Akademik Sohbetler 7: Ahmet Hamdi Tanpınar

Akademik Sohbetler 7
Hep Aynı Hayalin Peşinde Bu Yolculuk: 
Vefatının 59. Yılında Ahmet Hamdi Tanpınar

İÜ Türkiyat Araştırmaları Enstitüsü'nün düzenlediği Akademik Sohbetler'in yedinci programı 27 Ocak 2021 saat 14:00'da gerçekleştirilecek. Ahmet Hamdi Tanpınar'ın eserleri üzerine yapılacak paneli İÜ YouTube hesabı üzerinden takip edebilir, ayrıca Zoom üzerinden de panele izleyici olarak katılım sağlayabilirsiniz.


Zoom Giriş Bilgileri;

ID: 977 7850 8794
Şifre: 563184

Ahmet Hamdi Tanpınar şiiri bağımsız bir biçim olarak kabul eden ve saf şiiri benimseyen şairler gibi “iyi ve güzel” olan şiirin peşinden gitmiş ve bu doğrultuda kendine has bir dil ve imge düzeni yaratarak şiir dilini kurmaya çalışmıştı. Pek çok edebî, felsefi, psikolojik, tarihî, mitolojik kaynakları bulunan Tanpınar’ın şiirinin en önemli özelliği, felsefi bir çerçevede insanın çıkışsız/trajik durumunu çok yönlü ele almış olmasıdır. Hemen bütün şiirlerinde trajik bir varlık oluşun sıkıntısını, bundan kurtulmanın yollarını denediği görülür. Bu çerçeveyle Akademik Sohbetler’in yedinci programında Prof. Dr. Yunus Balcı, Tanpınar’ın şiirlerini felsefi temellerinden yola çıkarak tematik açıdan ele alacak.

Ahmet Hamdi Tanpınar, hem akademisyen hem şair hem romancı hem deneme yazarı olarak Türk edebiyatında benzeri çok olmayan bir sanatkârdır.
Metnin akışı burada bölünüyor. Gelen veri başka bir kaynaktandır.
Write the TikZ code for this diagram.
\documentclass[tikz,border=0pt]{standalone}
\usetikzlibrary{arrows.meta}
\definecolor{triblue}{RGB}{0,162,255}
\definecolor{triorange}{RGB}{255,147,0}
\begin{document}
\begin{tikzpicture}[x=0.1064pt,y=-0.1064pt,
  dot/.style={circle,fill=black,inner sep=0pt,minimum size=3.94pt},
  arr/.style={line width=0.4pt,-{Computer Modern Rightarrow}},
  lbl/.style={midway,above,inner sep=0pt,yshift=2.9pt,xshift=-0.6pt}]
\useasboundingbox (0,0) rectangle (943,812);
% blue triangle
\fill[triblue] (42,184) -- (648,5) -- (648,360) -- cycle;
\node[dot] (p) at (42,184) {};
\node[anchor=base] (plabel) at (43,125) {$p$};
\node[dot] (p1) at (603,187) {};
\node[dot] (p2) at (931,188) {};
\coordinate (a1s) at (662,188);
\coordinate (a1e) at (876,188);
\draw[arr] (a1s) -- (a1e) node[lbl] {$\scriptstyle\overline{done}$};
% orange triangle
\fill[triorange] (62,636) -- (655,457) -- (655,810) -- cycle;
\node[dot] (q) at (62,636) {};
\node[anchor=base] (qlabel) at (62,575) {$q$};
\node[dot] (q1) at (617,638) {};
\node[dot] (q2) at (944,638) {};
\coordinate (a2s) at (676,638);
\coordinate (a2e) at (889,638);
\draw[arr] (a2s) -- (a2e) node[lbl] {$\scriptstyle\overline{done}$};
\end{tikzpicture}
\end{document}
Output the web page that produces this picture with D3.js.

Onun hayatına yakından bakıldığında, kendi gerçeklerinden çıkarttığı ve sanatına çeşitli boyut ve biçimlerde yansıyan ilginç bir kronolojik âlem olduğu görülür. Ayrıca sanat ve edebiyata sevdalı bir mizaç onun sanatkâr özelliklerini aşağı yukarı aydınlatabilir. Yazdıklarına bakıldığında, Tanpınar’ın niçin Türk edebiyatı için değerli bir sanatkâr olduğunu bariz bir şekilde anlaşılır. Tanpınar’ın deneme ve romanlarında kültürel ve sanatsal farklılığını ortaya seren bir estetik derinlik bulunur. Bundan dolayı yazdığı cümleler üzerinde okur olarak dikkatlice düşünmek gerekir. Mesela Huzur romanının kendine ait bir evreni, bir edebî coğrafyası vardır. Eserin kaleme alındığı devirde mevcut kültür ve irfan anlayışını, zevki selimi, İstanbul’un o dönemdeki coğrafyasını ve şehir estetiğini anlayabilmek için elde bir kılavuzla yazarın bu coğrafyasında seyahat etmek, onun doruklarını, kuytu köşelerini ve hepsinden önemlisi güzellikleriyle birlikte onu oluşturan özellikleri bilmek gereklidir. Doç. Dr. Turgay Anar’ın hazırladığı Huzur Atlası, Tanpınar’ın zihinsel retinasını gösteren bir eserdir. Anar, bu zihinsel retinanın romanda nasıl işlendiğini Huzur Atlası kitabından yola çıkarak değerlendirecek.

Tanpınar bugün modern Türk edebiyatının en çok okunan isimleri arasında yer almaktadır ve eserleri yabancı dillere tercüme edilmektedir. Ancak bilindiği üzere o, geç keşfedilmiş bir yazardır. Eserleri yayınlandıktan sonra uzun yıllar boyunca bugün gördüğü ilginin aksine neredeyse unutuluşa mahkûm olmuştur. Bu bağlamdan hareketle, Dr. Öğr. Üyesi Şerif Eskin, Tanpınar’ın keşfedilme sürecini ve Tanpınar okumalarının toplumsal boyutunu bir edebiyat vakası şeklinde değerlendirerek Tanpınar olgusunu edebiyat sosyolojisi açısından ne ifade ettiğini ele alacak.